Ever since 2020, after the FARC abandoned these territories because of the peace process with the government, the AGC have been taking up positions in the San Lucas Hills. According to a complaint by a leader, Gerardo Amador, the campesinos have complained about the veiled complicity of the Armed Forces with the AGC. Also about the fact that this has permitted their considerable advance toward the strategic region of mining and drug trafficking. “It’s easy for the self-defense forces to move around these territories with 200 armed men and nothing will happen. For example, we can see how this advance has not bothered the big mining companies, and on the contrary, in their advance they are always tearing the social fabric in every territory,” emphasized Amador.
“It’s because these complaints have not gone anywhere that we are peacefully protesting on this road, because we can’t stay here under these conditions, under the boots of the military and the paramilitaries,” the social leader stressed.

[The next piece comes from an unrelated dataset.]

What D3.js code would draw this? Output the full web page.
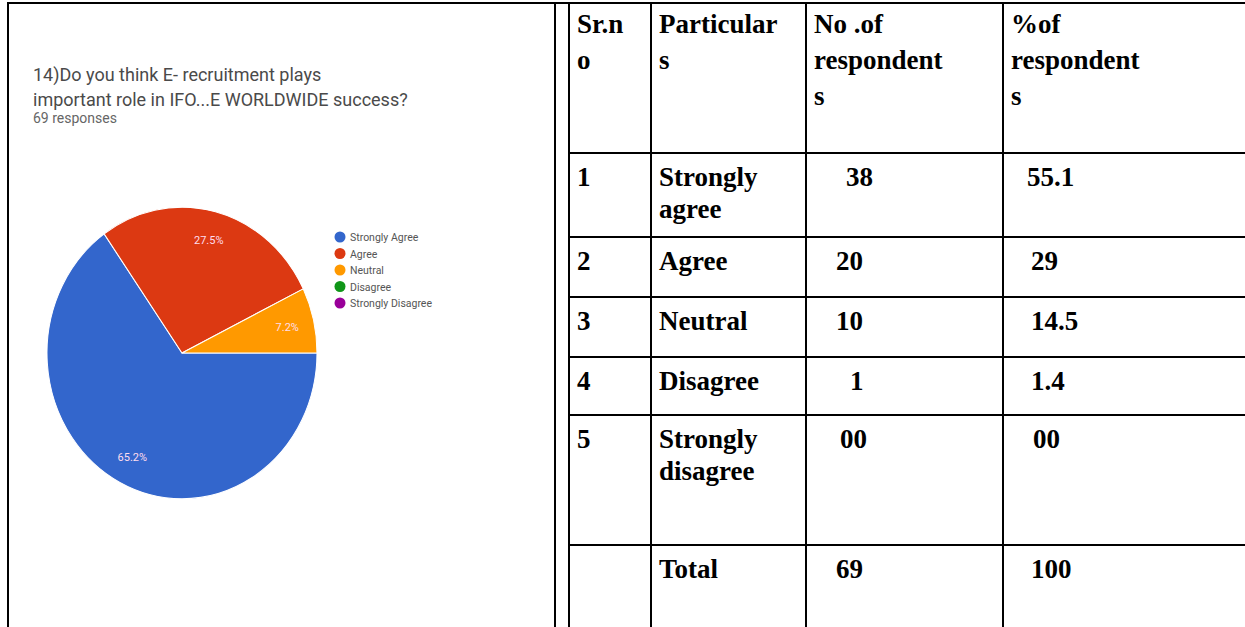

For now, the serious humanitarian situation seems no closer to a solution. The administration has suggested that “total peace” would be the strategy to combat the paramilitaries, but the complaints of the campesinos say that, while they act as if they were peaceful, they keep on reorganizing and rearming, and therefore, there is a lot of doubt about this organization’s willingness to make peace. For the future, the social organizations suggest a direct dialog with the administration to end the strike that has now lasted three days on the main road that joins Barrancabermeja with Bucaramanga, and thus put an end to the worry of some Colombians that live in these outlying and forgotten regions.
What the campesino community is hoping for
Even though what’s needed right now is to overcome the humanitarian emergency that is overwhelming the campesinos, Magdalena Media hopes to build a countryside with food crop sovereignty, where life will be in harmony with Mother Earth. For this purpose, and for a way to survive, “it’s necessary to halt the “extractivism” of cattle ranching and large scale mining. That has been exhausted and, on the contrary, is really destroying the territory. According to the leaders, that kind of life is based on a deadly plan and it will be very difficult to go forward. But they will not march backward, as the years have gone by and up to now it’s been hard, because of the violence. The easy path would be just to join with the traditional economy, but if we are able to make progress with this administration, that would be a triumph. If not, these communities have said they will just keep on going.